2. Vers une réforme radicale de la formation professionnelle : la mise en oeuvre des propositions du rapport de Virville
a) Les propositions du rapport
Demandé en novembre 1995 par le ministre chargé du travail à M. Michel de Virville, secrétaire général de Renault, ce rapport se propose de développer la formation qualifiante et de généraliser la logique de l'alternance afin de mieux adapter, aussi bien la formation initiale des jeunes que la formation continue, aux besoins réels des entreprises.
Le rapport part d'un double constat : d'une part, les jeunes sont considérés généralement par les employeurs comme trop formés par rapport à ce que demandent les entreprises en début de carrière ; d'autre part, s'ils poursuivent tardivement leurs études supérieures, c'est parce que les entreprises ne sont pas en mesure de leur offrir une réelle seconde chance au cours de leur parcours professionnel. Le rapport de Virville propose un bouleversement radical de l'édifice existant en appréhendant conjointement les problèmes de la formation initiale et de la formation ultérieure.
Ses orientations sont les suivantes :
une définition nationale des qualifications ;
une valorisation et une reconnaissance de l'expérience professionnelle pour l'obtention d'une qualification ;
une possibilité de formation des salariés tout au long de leur vie professionnelle ;
une modélisation de l'alternance.
Le projet de réforme proposé s'ordonnerait autour de deux axes, la formation qualifiante et la formation en alternance.
- Une véritable formation qualifiante
• instauration d'un référentiel
national des qualifications organisé par métiers et par niveaux,
établi par une structure regroupant l'éducation nationale, les
formateurs, les représentants des employeurs et des salariés et
placée sous le contrôle de l'État ;
mise en place d'une pédagogie fondée sur les acquis individuels résultant de l'expérience ou des formations antérieures ;
création d'un dispositif de validation des acquis dirigé au niveau régional ;
institution d'une épargne temps de formation individuelle obligatoire, qui serait cumulable sur plusieurs années ;
financement de l'épargne-temps par les entreprises dans des conditions à déterminer par accord collectif et réduction en contrepartie de leur participation au financement du plan de formation ;
participation financière des salariés à leur formation.

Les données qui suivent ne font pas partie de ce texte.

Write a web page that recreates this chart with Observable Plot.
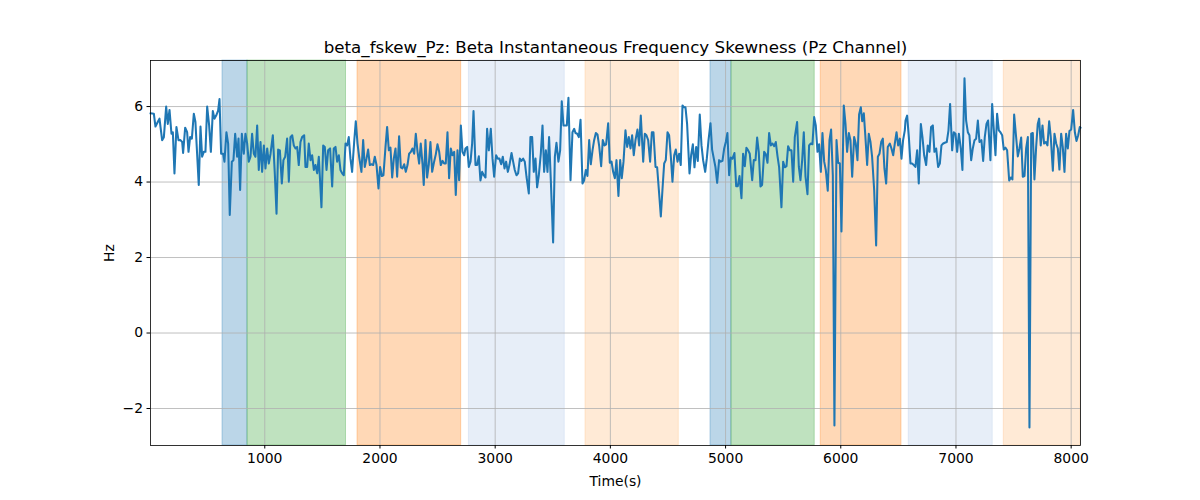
<!DOCTYPE html>
<html>
<head>
<meta charset="utf-8">
<script src="https://cdn.jsdelivr.net/npm/d3@7"></script>
<script src="https://cdn.jsdelivr.net/npm/@observablehq/plot@0.6"></script>
<style>
  html, body { margin: 0; padding: 0; background: white; }
  #chart svg { display: block; }
</style>
</head>
<body>
<div id="chart"></div>
<script>
const titleText = "beta_fskew_Pz: Beta Instantaneous Frequency Skewness (Pz Channel)";
const xLabel = "Time(s)";
const yLabel = "Hz";
const xTicks = [1000, 2000, 3000, 4000, 5000, 6000, 7000, 8000];
const yTicks = [-2, 0, 2, 4, 6];

const bandStart = [633, 850, 1805, 2772, 3784, 4869, 5051, 5826, 6590, 7415];
const bandEnd   = [850, 1705, 2705, 3604, 4594, 5051, 5774, 6527, 7319, 8081];
const bandState = ["S1", "S2", "S3", "S4", "S5", "S1", "S2", "S3", "S4", "S5"];
const stateNames = ["S1", "S2", "S3", "S4", "S5"];

const timeS = [
  8,37,51,71,86,109,124,144,158,173,190,202,216,233,251,268,283,291,309,326,338,352,367,384,398,427,442,456,471,485,500,517,532,549,563,578,595,607,621,639,650,667,682,696,714,728,743,760,772,786,801,818,832,847,861,876,890,905,919,
  934,948,963,977,992,1006,1021,1035,1050,1070,1087,1102,1116,1131,1148,1162,1177,1194,1209,1223,1238,1252,1267,1281,1295,1310,1324,1342,1353,1368,1382,1397,1411,1426,1440,1455,1469,1492,1507,1521,1536,1550,1567,1585,1599,1614,1628,1643,1657,1672,1686,1701,1715,1729,1744,1758,1776,1790,1805,1819,
  1839,1854,1868,1883,1897,1912,1926,1941,1955,1970,1987,2001,2016,2030,2048,2062,2077,2091,2106,2120,2135,2149,2166,2181,2195,2210,2224,2239,2253,2268,2282,2297,2311,2326,2340,2354,2369,2380,2395,2409,2424,2438,2453,2470,2485,2499,2514,2528,2543,2557,2571,2586,2600,2615,2629,2644,2658,2673,2687,2702,2716,2731,
  2742,2757,2771,2786,2800,2812,2829,2843,2858,2872,2887,2901,2916,2930,2945,2962,2977,2991,3008,3023,3037,3052,3066,3081,3095,3110,3124,3142,3156,3170,3185,3199,3214,3228,3243,3257,3272,3292,3306,3321,3335,3350,3364,3379,3396,3411,3425,3440,3454,3468,3483,3503,3518,3532,3549,3564,3578,3593,3607,3622,3636,3654,3671,3686,
  3697,3712,3726,3741,3758,3772,3787,3801,3816,3830,3845,3859,3874,3888,3903,3920,3934,3949,3963,3981,3995,4010,4024,4039,4053,4070,4085,4099,4114,4131,4146,4160,4175,4189,4203,4218,4235,4250,4264,4285,4299,4313,4328,4345,4360,4374,4392,4406,4421,4438,4452,4467,4481,4496,4510,4525,4539,4554,4568,4583,4597,4611,4626,4640,
  4652,4666,4687,4701,4716,4730,4745,4759,4776,4791,4805,4823,4837,4852,4869,4883,4898,4912,4927,4944,4959,4973,4988,5002,5016,5031,5045,5060,5077,5092,5106,5121,5138,5152,5167,5181,5196,5210,5231,5245,5260,5274,5288,5303,5317,5335,5349,5364,5378,5393,5407,5422,5436,5451,5465,5485,5500,5514,5529,5543,5558,5572,5587,5601,
  5621,5636,5650,5665,5679,5694,5711,5725,5740,5754,5769,5783,5798,5812,5827,5841,5856,5870,5887,5902,5916,5931,5945,5963,5977,5992,6006,6026,6041,6055,6070,6084,6099,6116,6130,6145,6159,6174,6186,6200,6214,6229,6243,6258,6272,6290,6307,6322,6336,6351,6365,6379,6394,6408,6426,6440,6455,6469,6484,6498,6513,6527,6541,6556,
  6562,6576,6591,6605,6619,6634,6648,6663,6677,6695,6709,6724,6741,6755,6770,6784,6799,6813,6828,6845,6860,6874,6889,6903,6920,6935,6949,6967,6981,6996,7010,7025,7042,7056,7074,7088,7103,7117,7132,7146,7161,7175,7190,7204,7221,7236,7250,7265,7279,7299,7314,7328,7343,7357,7372,7386,
  7401,7415,7430,7444,7462,7476,7490,7505,7519,7537,7551,7566,7580,7595,7609,7624,7638,7653,7667,7681,7696,7710,7722,7736,7751,7765,7780,7794,7809,7823,7841,7855,7870,7884,7898,7913,7927,7942,7956,7971,7985,8000,8017,8032,8046,8061,8075,8081
];

const skewHz = [
  5.82,5.81,5.47,5.59,5.68,5.11,5.19,6.00,5.54,5.91,5.28,5.32,4.23,5.46,5.11,5.11,5.06,4.77,5.44,5.32,4.80,5.19,5.15,5.81,5.59,3.92,5.47,4.67,4.80,4.80,6.00,5.50,4.80,5.88,5.68,5.76,5.89,6.20,4.75,4.75,4.54,5.32,5.02,3.13,4.54,4.58,5.28,4.67,5.15,3.79,5.28,4.75,5.28,5.02,4.54,4.67,5.28,4.75,4.67,
  5.50,4.32,5.06,4.27,4.97,4.36,4.89,4.49,4.75,5.24,4.23,3.16,4.86,4.84,3.96,4.58,4.67,5.15,4.01,5.19,5.24,4.97,4.89,4.93,4.45,5.06,5.19,5.24,4.40,4.40,5.02,4.58,4.71,4.32,4.45,4.23,4.67,3.33,4.97,4.93,4.32,4.84,4.89,3.88,4.89,4.93,4.54,4.71,4.32,4.23,4.18,5.02,4.97,5.19,4.62,4.27,5.06,5.61,5.02,4.67,
  4.27,5.11,4.40,4.62,4.86,4.45,4.47,4.45,4.67,4.45,3.83,4.40,4.16,4.18,4.93,5.46,4.84,4.91,4.12,4.62,4.89,4.14,5.21,4.39,4.36,4.47,4.27,4.45,4.75,4.80,4.89,4.75,5.28,4.80,4.49,5.02,4.49,3.92,5.11,4.12,4.47,5.06,4.27,4.54,4.74,5.00,4.80,4.45,4.56,4.49,4.49,5.32,4.10,4.89,4.71,4.80,3.66,4.84,4.05,5.50,4.80,4.71,
  4.89,4.93,4.40,4.54,5.02,5.88,4.45,4.45,4.68,4.04,4.27,4.18,4.12,5.41,4.84,5.41,4.62,4.14,4.71,4.62,4.62,4.47,4.67,4.36,4.54,4.27,4.45,4.77,4.54,4.32,4.18,4.23,4.62,4.56,4.62,4.54,4.14,3.70,5.19,5.19,4.27,4.62,3.86,4.18,4.75,5.50,4.27,4.84,4.27,5.19,4.05,2.40,4.67,5.04,4.54,4.84,6.14,5.50,5.50,5.50,6.23,4.05,5.32,5.41,
  5.30,5.28,5.19,5.65,3.96,4.04,4.32,4.16,5.11,4.47,4.84,5.11,5.30,5.26,4.95,4.42,5.11,4.97,5.00,5.56,4.51,4.54,4.27,4.10,4.58,3.63,4.58,4.10,4.54,5.37,4.93,5.19,4.89,5.24,4.71,5.11,5.39,4.97,5.76,4.54,5.28,5.24,5.11,4.54,5.32,5.32,4.40,4.39,3.79,3.09,3.79,4.49,4.58,5.32,5.24,4.67,4.01,4.71,4.86,4.54,4.75,4.45,6.03,5.98,
  5.98,5.54,4.23,4.71,5.00,4.39,4.93,4.56,5.79,4.97,4.58,4.27,4.62,5.11,5.56,4.86,4.62,4.40,3.98,4.58,4.54,4.56,4.89,5.06,5.30,4.18,4.65,4.62,4.77,3.89,3.89,4.16,3.57,4.75,4.42,4.91,4.84,4.75,4.05,4.58,4.58,5.18,4.80,3.88,3.92,4.80,4.74,4.51,5.30,4.97,5.02,4.95,5.06,4.68,4.39,3.33,4.54,4.39,4.42,4.95,4.84,4.84,4.01,5.19,
  5.59,4.40,4.05,4.58,5.32,4.14,3.68,4.97,5.02,5.00,5.72,5.50,4.80,5.00,4.27,5.30,4.54,4.32,3.77,5.11,5.39,4.18,-2.45,5.11,4.51,4.49,2.69,6.03,5.54,4.80,5.30,5.11,4.14,5.19,5.02,4.58,5.79,5.98,5.61,5.82,5.19,4.45,5.28,5.06,4.67,3.79,2.32,4.67,4.75,5.06,5.15,4.36,3.96,4.93,5.02,4.89,4.71,5.02,5.32,4.97,5.15,4.62,5.11,5.37,
  5.63,5.76,5.19,4.49,4.49,4.45,4.40,4.84,3.96,5.54,5.19,4.71,4.45,4.97,4.80,5.46,5.50,4.80,4.89,4.40,4.49,4.97,5.02,5.04,5.06,5.37,6.07,4.84,5.32,5.28,4.80,5.28,4.89,4.32,6.75,5.63,5.32,5.24,4.58,4.89,5.11,5.15,5.63,5.06,5.11,4.56,5.19,5.54,5.63,4.58,6.07,5.41,4.71,5.81,5.37,5.32,
  5.24,4.86,4.91,4.84,4.04,4.12,4.07,5.79,5.30,4.68,4.89,5.18,4.14,4.16,4.89,5.19,-2.50,5.28,5.30,4.07,4.93,5.54,5.68,4.97,5.50,5.02,5.06,4.97,5.61,5.19,4.30,5.28,5.02,4.89,4.33,5.28,4.93,4.27,5.28,4.89,5.35,5.39,5.91,5.32,5.09,5.24,5.46,5.44
];

const n = Math.min(timeS.length, skewHz.length);
const series = d3.range(n).map(i => ({t: timeS[i], v: skewHz[i]}));
const bands = bandStart.map((s, i) => ({start: s, end: bandEnd[i], state: bandState[i]}));

const minusFmt = d => (d < 0 ? "\u2212" + Math.abs(d) : String(d));

const chart = Plot.plot({
  width: 1200,
  height: 500,
  marginLeft: 150,
  marginRight: 120,
  marginTop: 60,
  marginBottom: 55,
  style: {fontFamily: "'DejaVu Sans', sans-serif", fontSize: "13.9px", background: "white", color: "black"},
  x: {domain: [8, 8081]},
  y: {domain: [-2.98, 7.22]},
  color: {domain: stateNames, range: ["#1f77b4", "#2ca02c", "#ff7f0e", "#aec7e8", "#ffbb78"]},
  marks: [
    Plot.rect(bands, {x1: "start", x2: "end", fill: "state", fillOpacity: 0.3, stroke: "state", strokeOpacity: 0.3, strokeWidth: 1}),
    Plot.gridX(xTicks, {stroke: "#b0b0b0", strokeOpacity: 1, strokeWidth: 0.8}),
    Plot.gridY(yTicks, {stroke: "#b0b0b0", strokeOpacity: 1, strokeWidth: 0.8}),
    Plot.line(series, {x: "t", y: "v", stroke: "#1f77b4", strokeWidth: 2.05}),
    Plot.frame({stroke: "black", strokeWidth: 0.8}),
    Plot.axisX(xTicks, {tickSize: 3.5, tickPadding: 4, tickFormat: minusFmt, label: xLabel, labelAnchor: "center", labelArrow: "none", labelOffset: 40}),
    Plot.axisY(yTicks, {tickSize: 3.5, tickPadding: 4, tickFormat: minusFmt, label: yLabel, labelAnchor: "center", labelArrow: "none", labelOffset: 46}),
    Plot.text([titleText], {frameAnchor: "top", dy: -8, lineAnchor: "bottom", fontSize: 16.7, text: d => d})
  ]
});
document.getElementById("chart").appendChild(chart);
</script>
</body>
</html>
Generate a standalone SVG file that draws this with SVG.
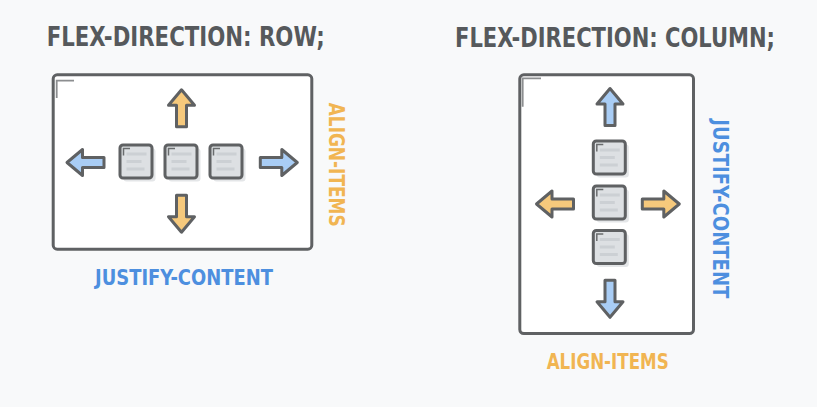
<svg xmlns="http://www.w3.org/2000/svg" xmlns:xlink="http://www.w3.org/1999/xlink" width="817" height="407" viewBox="0 0 817 407">
<style>
.title{font-family:"DejaVu Sans Condensed","DejaVu Sans",sans-serif;font-weight:bold;font-size:26.5px;fill:#56595c}
.lbl{font-family:"DejaVu Sans Condensed","DejaVu Sans",sans-serif;font-weight:bold;font-size:20.5px}
.blue{fill:#4d8fdf}
.orange{fill:#f1b552}
.box{fill:#ffffff;stroke:#5f6163;stroke-width:3}
.mark{fill:none;stroke:#8c8e90;stroke-width:1.8}
.arrow{stroke:#5f6163;stroke-width:3;stroke-linejoin:round}
.ab{fill:#a9cdf5}
.ao{fill:#f6c97c}
</style>
<defs>
<path id="arr" d="M0,-18.5 L13,-3 L5,-3 L5,18.5 L-5,18.5 L-5,-3 L-13,-3 Z"/>
<g id="sq">
<rect x="-12.5" y="-13" width="32" height="33" rx="3" fill="#e4e6e8"/>
<rect x="-16" y="-16.5" width="32" height="33" rx="3" fill="#dde0e3" stroke="#5f6163" stroke-width="3"/>
<path d="M-12.5,-6 L-12.5,-13 L-6,-13" fill="none" stroke="#6a6c6e" stroke-width="1.5"/>
<rect x="-9.5" y="-9" width="20" height="3" fill="#ccd0d4"/>
<rect x="-9.5" y="-1.5" width="15" height="3" fill="#ccd0d4"/>
<rect x="-9.5" y="6" width="18" height="3" fill="#ccd0d4"/>
</g>
</defs>
<rect width="817" height="407" fill="#f8f9fa"/>

<g id="row">
<text class="title" x="46.7" y="45.5" textLength="278" lengthAdjust="spacingAndGlyphs">FLEX-DIRECTION: ROW;</text>
<rect class="box" x="53.2" y="74.8" width="258.6" height="174.4" rx="4"/>
<path class="mark" d="M56.7,98 L56.7,80.7 L74,80.7"/>
<g id="row-items">
<use xlink:href="#sq" href="#sq" transform="translate(136,161.5)"/>
<use xlink:href="#sq" href="#sq" transform="translate(181,161.5)"/>
<use xlink:href="#sq" href="#sq" transform="translate(226,161.5)"/>
</g>
<text class="lbl blue" x="95" y="284.5" textLength="178" lengthAdjust="spacingAndGlyphs">JUSTIFY-CONTENT</text>
<text class="lbl orange" transform="translate(328.5,102.7) rotate(90)" textLength="124" lengthAdjust="spacingAndGlyphs">ALIGN-ITEMS</text>
</g>

<g id="column">
<text class="title" x="455" y="46.5" textLength="320" lengthAdjust="spacingAndGlyphs">FLEX-DIRECTION: COLUMN;</text>
<rect class="box" x="519.8" y="74.8" width="173.7" height="258.7" rx="4"/>
<path class="mark" d="M522.7,106.7 L522.7,78.3 L541,78.3"/>
<g id="col-items">
<use xlink:href="#sq" href="#sq" transform="translate(609.3,157.5)"/>
<use xlink:href="#sq" href="#sq" transform="translate(609.3,202.5)"/>
<use xlink:href="#sq" href="#sq" transform="translate(609.3,247)"/>
</g>
<text class="lbl orange" x="546.7" y="368.5" textLength="122" lengthAdjust="spacingAndGlyphs">ALIGN-ITEMS</text>
<text class="lbl blue" transform="translate(712.5,119.3) rotate(90)" textLength="179" lengthAdjust="spacingAndGlyphs">JUSTIFY-CONTENT</text>
</g>

<g id="connectors">
<use xlink:href="#arr" href="#arr" class="arrow ao" transform="translate(181.5,108.3)"/>
<use xlink:href="#arr" href="#arr" class="arrow ao" transform="translate(181.5,213.7) rotate(180)"/>
<use xlink:href="#arr" href="#arr" class="arrow ab" transform="translate(85.5,162.5) rotate(-90)"/>
<use xlink:href="#arr" href="#arr" class="arrow ab" transform="translate(278.8,162.5) rotate(90)"/>
<use xlink:href="#arr" href="#arr" class="arrow ab" transform="translate(610,107) "/>
<use xlink:href="#arr" href="#arr" class="arrow ab" transform="translate(610,298.8) rotate(180)"/>
<use xlink:href="#arr" href="#arr" class="arrow ao" transform="translate(555,204) rotate(-90)"/>
<use xlink:href="#arr" href="#arr" class="arrow ao" transform="translate(660.8,204) rotate(90)"/>
</g>
</svg>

- Le développement des formations en alternance résulterait des mesures suivantes :
maintien des deux formules des contrats de qualification et de l'apprentissage mais unification de leur statut, de la rémunération et de la couverture sociale des bénéficiaires ;
ouverture de l'alternance aux adultes demandeurs d'emploi et aux salariés suivant une formation qualifiante hors de leur entreprise ;
formation financée par l'entreprise sur la base d'un contrat commercial passé avec l'organisme de formation ;
regroupement des deux collectes de l'alternance (contrats de qualification et apprentissage) ;
fusion des réseaux de collecte interprofessionnelle régionale ;
liberté pour les entreprises de verser leurs fonds à un collecteur de branche ou à un collecteur régional ;
contrôle accru de l'État sur les organismes de collecte.
b) L'annonce d'un projet de loi
Le ministre chargé du travail a annoncé le 1er octobre 1996 que le gouvernement allait déposer au début de 1997 un projet de loi destiné à donner un nouvel essor à la formation professionnelle, le système actuel qui date de vingt-cinq ans n'étant, selon lui, plus capable de répondre aux défis d'une économie contraignant désormais les entreprises et leurs salariés à des adaptations permanentes.
Dans cette perspective, il a indiqué que le rapport de Virville, servirait de base de discussion aux partenaires sociaux et estimé que la sécurité du plus grand nombre face à l'emploi ne pourra résulter que d'un développement des formations en alternance, de la formation continue et de la validation des acquis, formules qui devraient bénéficier d'une valeur convertible équivalente et complémentaire de celle reconnue aux études initiales.
La réforme annoncée aurait pour objectif de multiplier par deux le nombre de jeunes en apprentissage, de permettre aux entreprises de définir plus librement les contenus des formations et de choisir leur organisme de formation, de donner aux salariés la faculté de capitaliser des droits à la formation sous forme d'une réserve de temps rémunérée, les modalités de cette réforme devant être arrêtées par les partenaires sociaux notamment dans le cadre des négociations sur l'aménagement et la réduction du temps de travail.